#### TASK OBJECTIVE
Nothing outside the range from the line with "Generate a web" to the line with "const TITLE_SQUEEZE = 0.9;" belongs in the copy, and no pictures do either; repeat that range exactly.

#### DATA LINES

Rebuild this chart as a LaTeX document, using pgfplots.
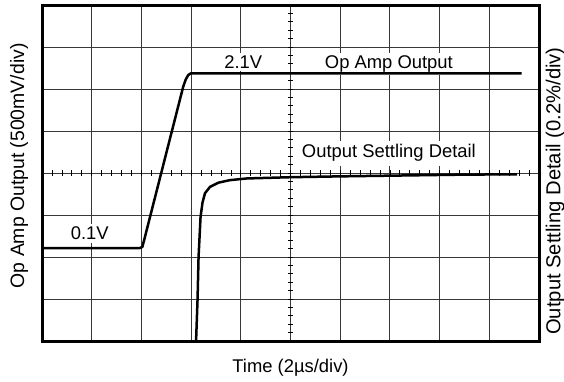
\documentclass[border=0pt]{standalone}
\usepackage{pgfplots}
\pgfplotsset{compat=1.18}
\usepackage{fontspec}
\setmainfont{Liberation Sans}
\begin{document}
\begin{tikzpicture}[font=\fontsize{18.4}{22}\selectfont]
\begin{axis}[
  scale only axis, width=497pt, height=336pt,
  xmin=0, xmax=10, ymin=0, ymax=8,
  xtick={0,...,10}, ytick={0,...,8},
  xticklabels={}, yticklabels={},
  major tick length=0pt,
  grid=major, major grid style={black!78, line width=0.9pt},
  axis line style={line width=3pt},
  clip=false,
]
\coordinate (ll) at (rel axis cs:0,0);
\coordinate (ur) at (rel axis cs:1,1);
% centre graticule with minor ticks
\pgfplotsinvokeforeach{0.2,0.4,...,9.8}{\draw[black, line width=0.7pt] (axis cs:#1,3.94) -- (axis cs:#1,4.06);}
\pgfplotsinvokeforeach{0.2,0.4,...,7.8}{\draw[black, line width=0.7pt] (axis cs:4.95,#1) -- (axis cs:5.05,#1);}
% labels with white boxes
\node[fill=white, inner sep=3pt, anchor=base] at (axis cs:4.05,6.49) {2.1V};
\node[fill=white, inner sep=3pt, anchor=base] at (axis cs:6.98,6.49) {Op Amp Output};
\node[fill=white, inner sep=4pt, anchor=base] at (axis cs:6.98,4.36) {Output Settling Detail};
\node[fill=white, inner sep=3pt, anchor=base] at (axis cs:0.96,2.42) {0.1V};
% traces
\addplot[black, line width=2.5pt, line join=round] coordinates {
 (0,2.21) (1.96,2.21) (2.02,2.24) (2.84,6.05) (2.89,6.22) (2.94,6.33) (2.99,6.37) (9.65,6.37)};
\addplot[black, line width=2.5pt, line join=round] coordinates {
 (3.10,0) (3.13,1.0) (3.15,2.0) (3.19,2.95) (3.23,3.3) (3.28,3.52) (3.38,3.67) (3.55,3.77)
 (3.78,3.83) (4.12,3.87) (5.0,3.90) (6.0,3.92) (7.2,3.94) (8.4,3.96) (9.56,3.97)};
% axis titles
\node[anchor=base] at (axis cs:5,-0.755) {Time (2\textmu s/div)};
\node[anchor=base, rotate=90, font=\fontsize{19.4}{22}\selectfont] at (axis cs:-0.362,4.17) {Op Amp Output (500mV/div)};
\node[anchor=base, rotate=90, font=\fontsize{20.2}{24}\selectfont] at (axis cs:10.43,3.57) {Output Settling Detail (0.2\%/div)};
\end{axis}
\pgfresetboundingbox
\path[use as bounding box] ([shift={(-42pt,-40pt)}]ll) rectangle ([shift={(25pt,5pt)}]ur);
\end{tikzpicture}
\end{document}
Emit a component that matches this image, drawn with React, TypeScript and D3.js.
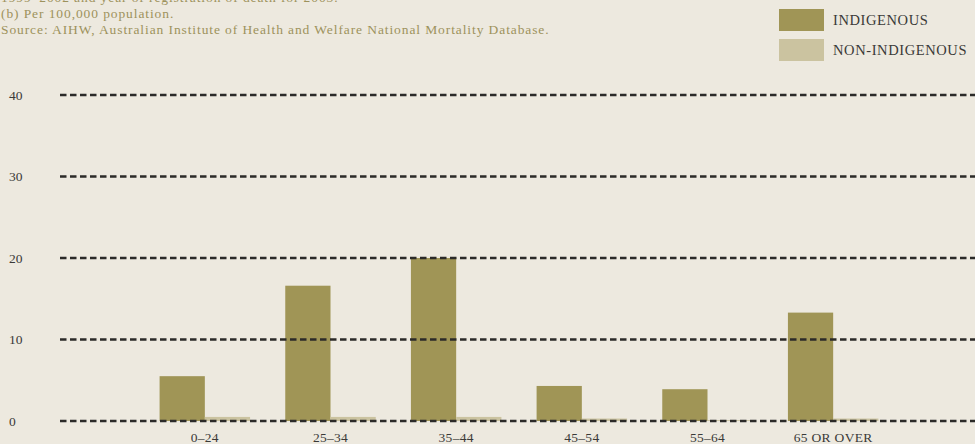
import React, { useRef, useEffect } from 'react';
import * as d3 from 'd3';

const categories = ['0–24', '25–34', '35–44', '45–54', '55–64', '65 OR OVER'];
const series = ['INDIGENOUS', 'NON-INDIGENOUS'];
const indigenous = [5.5, 16.6, 20.0, 4.3, 3.9, 13.3];
const nonIndigenous = [0.5, 0.5, 0.5, 0.3, 0.1, 0.3];
const yTicks = [0, 10, 20, 30, 40];
const notes = [
  '1999–2002 and year of registration of death for 2003.',
  '(b) Per 100,000 population.',
  'Source: AIHW, Australian Institute of Health and Welfare National Mortality Database.'
];

const W = 975;
const H = 444;
const colors = ['#a09556', '#cbc3a0'];
const FONT = '"Liberation Serif", "DejaVu Serif", serif';

const App = () => {
  const ref = useRef<SVGSVGElement>(null);

  useEffect(() => {
    const svg = d3.select(ref.current);
    svg.selectAll('*').remove();

    svg.append('rect').attr('width', W).attr('height', H).attr('fill', '#ede9df');

    const y = d3.scaleLinear().domain([0, 40]).range([421, 95]);
    const x0 = d3.scaleBand<string>()
      .domain(categories)
      .range([142, 896])
      .paddingInner(0.28)
      .paddingOuter(0.14);
    const x1 = d3.scaleBand<string>()
      .domain(series)
      .range([0, x0.bandwidth()]);

    // notes at top (first line is cut by the top edge, as in the source)
    svg.append('g')
      .selectAll('text')
      .data(notes)
      .enter().append('text')
      .attr('x', 1)
      .attr('y', (d, i) => 2 + i * 16)
      .attr('font-family', FONT)
      .attr('font-size', 13.5)
      .attr('letter-spacing', 0.9)
      .attr('fill', '#9d925c')
      .text(d => d);

    // legend
    const legend = svg.append('g');
    series.forEach((s, i) => {
      legend.append('rect')
        .attr('x', 779).attr('y', 9 + i * 30)
        .attr('width', 45).attr('height', 22)
        .attr('fill', colors[i]);
      legend.append('text')
        .attr('x', 833).attr('y', 20 + i * 30)
        .attr('dy', '0.35em')
        .attr('font-family', FONT)
        .attr('font-size', 14.5)
        .attr('letter-spacing', 0.6)
        .attr('fill', '#3a3a38')
        .text(s);
    });

    // bars
    const rows = categories.map((c, i) => ({ c, vals: [indigenous[i], nonIndigenous[i]] }));
    const groups = svg.append('g')
      .selectAll('g')
      .data(rows)
      .enter().append('g')
      .attr('transform', d => `translate(${x0(d.c)},0)`);
    groups.selectAll('rect')
      .data(d => d.vals.map((v, j) => ({ key: series[j], v, j })))
      .enter().append('rect')
      .attr('x', d => x1(d.key)!)
      .attr('y', d => y(d.v))
      .attr('width', x1.bandwidth())
      .attr('height', d => y(0) - y(d.v))
      .attr('fill', d => colors[d.j]);

    // gridlines (drawn over bars)
    svg.append('g')
      .selectAll('line')
      .data(yTicks)
      .enter().append('line')
      .attr('x1', 60).attr('x2', W)
      .attr('y1', d => y(d)).attr('y2', d => y(d))
      .attr('stroke', '#2b2a28')
      .attr('stroke-width', 2.4)
      .attr('stroke-dasharray', '6.5,3.5');

    // y labels
    svg.append('g')
      .selectAll('text')
      .data(yTicks)
      .enter().append('text')
      .attr('x', 9)
      .attr('y', d => y(d))
      .attr('dy', '0.35em')
      .attr('font-family', FONT)
      .attr('font-size', 13.5)
      .attr('fill', '#3a3a38')
      .text(d => d);

    // x labels
    svg.append('g')
      .selectAll('text')
      .data(categories)
      .enter().append('text')
      .attr('x', d => x0(d)! + x0.bandwidth() / 2)
      .attr('y', 437)
      .attr('dy', '0.35em')
      .attr('text-anchor', 'middle')
      .attr('font-family', FONT)
      .attr('font-size', 13.5)
      .attr('letter-spacing', 0.3)
      .attr('fill', '#3a3a38')
      .text(d => d);
  }, []);

  return (
    <svg ref={ref} width={W} height={H} style={{ position: 'absolute', left: 0, top: 0, display: 'block' }}></svg>
  );
};

export default App;
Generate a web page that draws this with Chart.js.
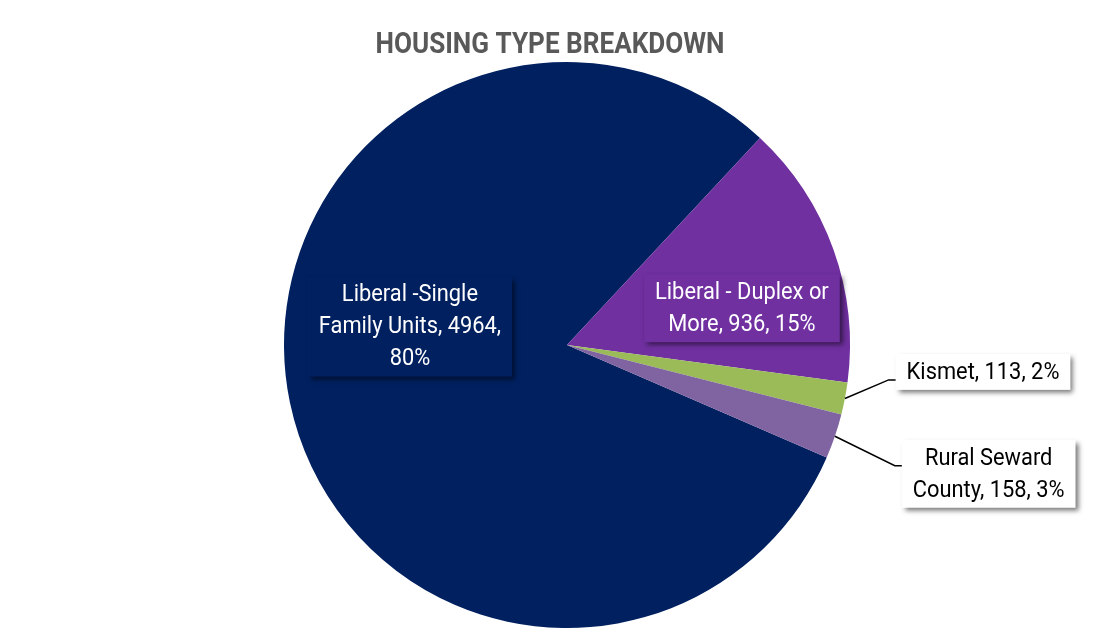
<!DOCTYPE html>
<html>
<head>
<meta charset="utf-8">
<script src="https://cdn.jsdelivr.net/npm/chart.js@4.4.1/dist/chart.umd.min.js"></script>
<style>
  html, body { margin: 0; padding: 0; background: #ffffff; }
  #wrap { width: 1113px; height: 639px; position: relative; }
</style>
</head>
<body>
<div id="wrap"><canvas id="pieChart" width="1113" height="639"></canvas></div>
<script>
// ------------------------
// DATA
// ------------------------
const categories = [
  "Liberal -Single Family Units",
  "Liberal - Duplex or More",
  "Kismet",
  "Rural Seward County"
];
const units = [4964, 936, 113, 158];
const percents = [80, 15, 2, 3];
const chartTitle = "HOUSING TYPE BREAKDOWN";

// label text, wrapped the way it is shown
const labelLines = [
  ["Liberal -Single", "Family Units, 4964,", "80%"],
  ["Liberal - Duplex or", "More, 936, 15%"],
  ["Kismet, 113, 2%"],
  ["Rural Seward", "County, 158, 3%"]
];

// ------------------------
// STYLE
// ------------------------
const sliceColors = ["#002060", "#7030A0", "#9BBB59", "#8064A2"];
const FONT = "Roboto, 'Open Sans', sans-serif";
const SQUEEZE = 0.93;       // narrow the glyphs a bit, condensed look
const TITLE_SQUEEZE = 0.9;

// label centres relative to pie centre, in radius units
const labelPos = [
  { dx: -0.555, dy: -0.065, fill: "#002060", color: "#ffffff", callout: false },
  { dx: 0.618, dy: -0.13, fill: "#7030A0", color: "#ffffff", callout: false },
  { dx: 1.47, dy: 0.095, fill: "#ffffff", color: "#000000", callout: true },
  { dx: 1.49, dy: 0.455, fill: "#ffffff", color: "#000000", callout: true }
];

function drawSqueezed(ctx, s, x, y, k) {
  ctx.save();
  ctx.translate(x, y);
  ctx.scale(k, 1);
  ctx.fillText(s, 0, 0);
  ctx.restore();
}

// ------------------------
// TITLE + DATA LABELS
// ------------------------
const labelPlugin = {
  id: "housingLabels",
  afterDatasetsDraw(chart) {
    const ctx = chart.ctx;
    const meta = chart.getDatasetMeta(0);
    const arc0 = meta.data[0];
    const cx = arc0.x, cy = arc0.y, r = arc0.outerRadius;

    // title
    ctx.save();
    ctx.font = "bold 29px " + FONT;
    ctx.fillStyle = "#595959";
    ctx.textAlign = "center";
    ctx.textBaseline = "alphabetic";
    drawSqueezed(ctx, chartTitle, 550, 53, TITLE_SQUEEZE);
    ctx.restore();

    const lineH = 32;
    const padX = 11;
    const padY = 2;

    meta.data.forEach((arc, i) => {
      const pos = labelPos[i];
      const lines = labelLines[i];
      const lx = cx + pos.dx * r;
      const ly = cy + pos.dy * r;

      ctx.save();
      ctx.font = "23.5px " + FONT;
      const w = Math.max(...lines.map(s => ctx.measureText(s).width * SQUEEZE)) + padX * 2;
      const h = lines.length * lineH + padY * 2;
      const bx = lx - w / 2;
      const by = ly - h / 2;

      // leader line from the slice edge
      if (pos.callout) {
        const mid = (arc.startAngle + arc.endAngle) / 2;
        const sx = cx + Math.cos(mid) * r;
        const sy = cy + Math.sin(mid) * r;
        const ey = by + padY + lineH * 0.5 + 8;
        ctx.strokeStyle = "#000000";
        ctx.lineWidth = 1.5;
        ctx.beginPath();
        ctx.moveTo(sx, sy);
        ctx.lineTo(bx - 7, ey);
        ctx.lineTo(bx + 3, ey);
        ctx.stroke();
      }

      // box with soft shadow
      ctx.shadowColor = "rgba(0,0,0,0.55)";
      ctx.shadowBlur = 5;
      ctx.shadowOffsetX = 3;
      ctx.shadowOffsetY = 3;
      ctx.fillStyle = pos.fill;
      ctx.fillRect(bx, by, w, h);
      ctx.shadowColor = "transparent";

      ctx.fillStyle = pos.color;
      ctx.textAlign = "center";
      ctx.textBaseline = "middle";
      lines.forEach((s, k) => {
        drawSqueezed(ctx, s, lx, by + padY + lineH * (k + 0.5) + 1, SQUEEZE);
      });
      ctx.restore();
    });
  }
};

// ------------------------
// CHART
// ------------------------
const total = units.reduce((a, b) => a + b, 0);

const ctx = document.getElementById("pieChart").getContext("2d");

new Chart(ctx, {
  type: "pie",
  data: {
    labels: categories,
    datasets: [{
      data: units,
      backgroundColor: sliceColors,
      borderWidth: 0
    }]
  },
  options: {
    responsive: false,
    animation: false,
    // first slice ends 43 deg clockwise from twelve o'clock
    rotation: 43 - 360 * units[0] / total,
    layout: {
      padding: { top: 62, bottom: 11, left: 200, right: 179 }
    },
    plugins: {
      legend: { display: false },
      title: { display: false },
      tooltip: { enabled: false }
    }
  },
  plugins: [labelPlugin]
});
</script>
</body>
</html>
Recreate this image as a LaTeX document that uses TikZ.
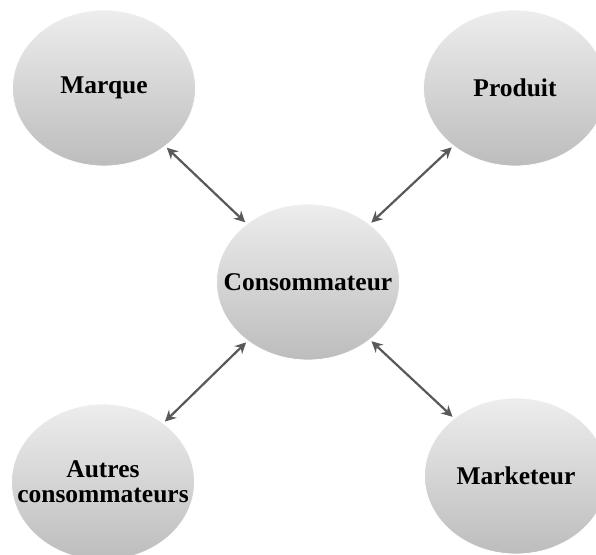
\documentclass[tikz,border=0pt]{standalone}
\usepackage{fontspec}
\setmainfont{Liberation Serif}
\usetikzlibrary{shapes.geometric,arrows.meta}
\tikzset{
  bubble/.style={ellipse, minimum width=183pt, minimum height=156pt, inner sep=0pt,
    top color=black!7, bottom color=black!26, draw=white, line width=0.8pt},
  bubbletext/.style={font=\fontsize{25.5}{28}\selectfont\bfseries, align=center, inner sep=0pt},
  link/.style={draw=black!65, line width=2.2pt, {Stealth[length=11pt,width=11pt]}-{Stealth[length=11pt,width=11pt]}, shorten <=2pt, shorten >=2pt}
}
\begin{document}
\begin{tikzpicture}[x=1pt,y=-1pt]
\useasboundingbox (0,0) rectangle (596,554);
\fill[white] (0,0) rectangle (596,554);
\node[bubble] (marque) at (104,88) {};
\node[bubbletext] (marquet) at (marque.center) {Marque};
\node[bubble] (produit) at (515,88) {};
\node[bubbletext] (produitt) at (produit.center) {Produit};
\node[bubble] (conso) at (308,282) {};
\node[bubbletext] (consot) at (conso.center) {Consommateur};
\node[bubble] (autres) at (103,482) {};
\node[bubbletext] (autrest) at (autres.center) {Autres\\[-3pt]consommateurs};
\node[bubble] (market) at (516,476) {};
\node[bubbletext] (markett) at (market.center) {Marketeur};
\draw[link] (marque) -- (conso);
\draw[link] (produit) -- (conso);
\draw[link] (autres) -- (conso);
\draw[link] (market) -- (conso);
\end{tikzpicture}
\end{document}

#### CORRECT RESPONSE
Generate a web page that draws this with Chart.js.
<!DOCTYPE html>
<html>
<head>
<meta charset="utf-8">
<script src="https://cdn.jsdelivr.net/npm/chart.js@4.4.1/dist/chart.umd.min.js"></script>
<style>
  html, body { margin: 0; padding: 0; background: #ffffff; }
  #wrap { width: 1113px; height: 639px; position: relative; }
</style>
</head>
<body>
<div id="wrap"><canvas id="pieChart" width="1113" height="639"></canvas></div>
<script>
// ------------------------
// DATA
// ------------------------
const categories = [
  "Liberal -Single Family Units",
  "Liberal - Duplex or More",
  "Kismet",
  "Rural Seward County"
];
const units = [4964, 936, 113, 158];
const percents = [80, 15, 2, 3];
const chartTitle = "HOUSING TYPE BREAKDOWN";

// label text, wrapped the way it is shown
const labelLines = [
  ["Liberal -Single", "Family Units, 4964,", "80%"],
  ["Liberal - Duplex or", "More, 936, 15%"],
  ["Kismet, 113, 2%"],
  ["Rural Seward", "County, 158, 3%"]
];

// ------------------------
// STYLE
// ------------------------
const sliceColors = ["#002060", "#7030A0", "#9BBB59", "#8064A2"];
const FONT = "Roboto, 'Open Sans', sans-serif";
const SQUEEZE = 0.93;       // narrow the glyphs a bit, condensed look
const TITLE_SQUEEZE = 0.9;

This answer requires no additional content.